**The exercise**
For each line below that includes the word "diagram", make a copy.

**Supplied information**

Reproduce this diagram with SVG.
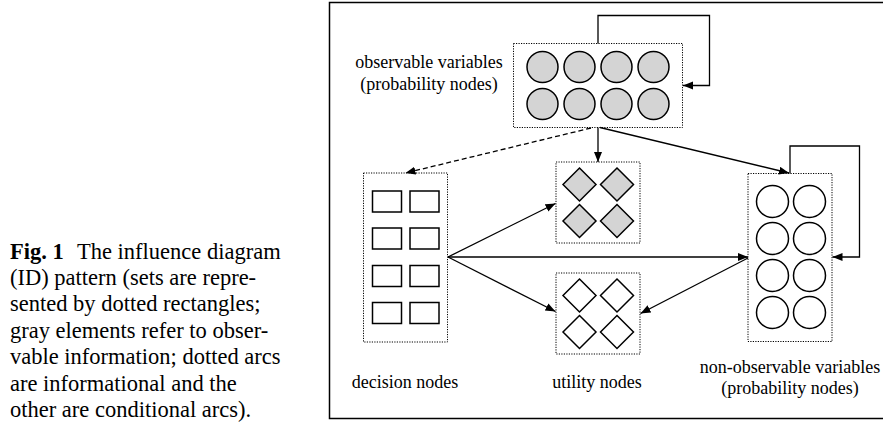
<svg xmlns="http://www.w3.org/2000/svg" width="883" height="423" viewBox="0 0 883 423">
<defs>
<marker id="ah" markerUnits="userSpaceOnUse" markerWidth="11" markerHeight="9" refX="10" refY="4" orient="auto">
<path d="M0,0 L10,4 L0,8 z" fill="#000"/>
</marker>
<style>
.set{fill:none;stroke:#000;stroke-width:1;stroke-dasharray:1.2,1.3}
.obs{fill:#d4d4d4;stroke:#000;stroke-width:1.5}
.hid{fill:#fff;stroke:#000;stroke-width:1.5}
.dec{fill:#fff;stroke:#000;stroke-width:1.5}
.con{fill:none;stroke:#000;stroke-width:1.3}
.inf{fill:none;stroke:#000;stroke-width:1.3;stroke-dasharray:5,3}
.lbl{font-family:"Liberation Serif","Times New Roman",serif;font-size:18px;fill:#000;text-anchor:middle}
.cap{font-family:"Liberation Serif","Times New Roman",serif;font-size:22.5px;fill:#000}
</style>
</defs>
<rect width="883" height="423" fill="#fff"/>
<g id="caption">
<text class="cap" x="10" y="258.5"><tspan font-weight="bold">Fig. 1</tspan><tspan x="77">The influence diagram</tspan></text>
<text class="cap" x="10" y="284.9">(ID) pattern (sets are repre-</text>
<text class="cap" x="10" y="311.3">sented by dotted rectangles;</text>
<text class="cap" x="10" y="337.7">gray elements refer to obser-</text>
<text class="cap" x="10" y="364.1">vable information; dotted arcs</text>
<text class="cap" x="10" y="390.5">are informational and the</text>
<text class="cap" x="10" y="416.9">other are conditional arcs).</text>
</g>
<g id="frame">
<path d="M889,2.5 H329.5 V418.5 H889" fill="none" stroke="#000" stroke-width="1.5"/>
</g>
<g id="observable">
<rect class="set" x="513.5" y="43.5" width="169" height="84"/>
<circle class="obs" cx="542.5" cy="67" r="15.5"/>
<circle class="obs" cx="579.5" cy="67" r="15.5"/>
<circle class="obs" cx="616.5" cy="67" r="15.5"/>
<circle class="obs" cx="653.5" cy="67" r="15.5"/>
<circle class="obs" cx="542.5" cy="104" r="15.5"/>
<circle class="obs" cx="579.5" cy="104" r="15.5"/>
<circle class="obs" cx="616.5" cy="104" r="15.5"/>
<circle class="obs" cx="653.5" cy="104" r="15.5"/>
<text class="lbl" x="429" y="68">observable variables</text>
<text class="lbl" x="429" y="90">(probability nodes)</text>
</g>
<g id="decision">
<rect class="set" x="363.5" y="173" width="84" height="169"/>
<rect class="dec" x="372.5" y="191" width="29" height="21"/>
<rect class="dec" x="410" y="191" width="29" height="21"/>
<rect class="dec" x="372.5" y="228" width="29" height="21"/>
<rect class="dec" x="410" y="228" width="29" height="21"/>
<rect class="dec" x="372.5" y="265.5" width="29" height="21"/>
<rect class="dec" x="410" y="265.5" width="29" height="21"/>
<rect class="dec" x="372.5" y="302.5" width="29" height="21"/>
<rect class="dec" x="410" y="302.5" width="29" height="21"/>
<text class="lbl" x="405" y="388">decision nodes</text>
</g>
<g id="utility-observable">
<rect class="set" x="556" y="162" width="84" height="81"/>
<path class="obs" d="M579.5,168 L596,184.5 L579.5,201 L563,184.5 Z"/>
<path class="obs" d="M617,168 L633.5,184.5 L617,201 L600.5,184.5 Z"/>
<path class="obs" d="M579.5,204.5 L596,221 L579.5,237.5 L563,221 Z"/>
<path class="obs" d="M617,204.5 L633.5,221 L617,237.5 L600.5,221 Z"/>
</g>
<g id="utility">
<rect class="set" x="556" y="273" width="84" height="81"/>
<path class="hid" d="M579.5,279 L596,295.5 L579.5,312 L563,295.5 Z"/>
<path class="hid" d="M617,279 L633.5,295.5 L617,312 L600.5,295.5 Z"/>
<path class="hid" d="M579.5,315.5 L596,332 L579.5,348.5 L563,332 Z"/>
<path class="hid" d="M617,315.5 L633.5,332 L617,348.5 L600.5,332 Z"/>
<text class="lbl" x="597" y="388">utility nodes</text>
</g>
<g id="nonobservable">
<rect class="set" x="748" y="173.5" width="84" height="168"/>
<circle class="hid" cx="772.5" cy="201.5" r="16"/>
<circle class="hid" cx="809.5" cy="201.5" r="16"/>
<circle class="hid" cx="772.5" cy="238.5" r="16"/>
<circle class="hid" cx="809.5" cy="238.5" r="16"/>
<circle class="hid" cx="772.5" cy="275.5" r="16"/>
<circle class="hid" cx="809.5" cy="275.5" r="16"/>
<circle class="hid" cx="772.5" cy="312.5" r="16"/>
<circle class="hid" cx="809.5" cy="312.5" r="16"/>
<text class="lbl" x="790" y="373">non-observable variables</text>
<text class="lbl" x="790" y="394">(probability nodes)</text>
</g>
<g id="connectors">
<path class="con" d="M598,43.5 V15.5 H709.5 V85.5 H683" marker-end="url(#ah)"/>
<path class="con" d="M598,127.5 V162" marker-end="url(#ah)"/>
<path class="inf" d="M591,128 L405.5,173" marker-end="url(#ah)"/>
<path class="con" d="M600,127.5 L789,173" marker-end="url(#ah)"/>
<path class="con" d="M790,173.5 V146 H859.5 V257 H832.5" marker-end="url(#ah)"/>
<path class="con" d="M448,257 L555.5,203.5" marker-end="url(#ah)"/>
<path class="con" d="M448,257 L555.5,311.5" marker-end="url(#ah)"/>
<path class="con" d="M448,257 L748,257" marker-end="url(#ah)"/>
<path class="con" d="M748,258 L640.5,313.5" marker-end="url(#ah)"/>
</g>
</svg>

**Result of this exercise**
Reproduce this diagram with SVG.
<text class="cap" x="10" y="258.5"><tspan font-weight="bold">Fig. 1</tspan><tspan x="77">The influence diagram</tspan></text>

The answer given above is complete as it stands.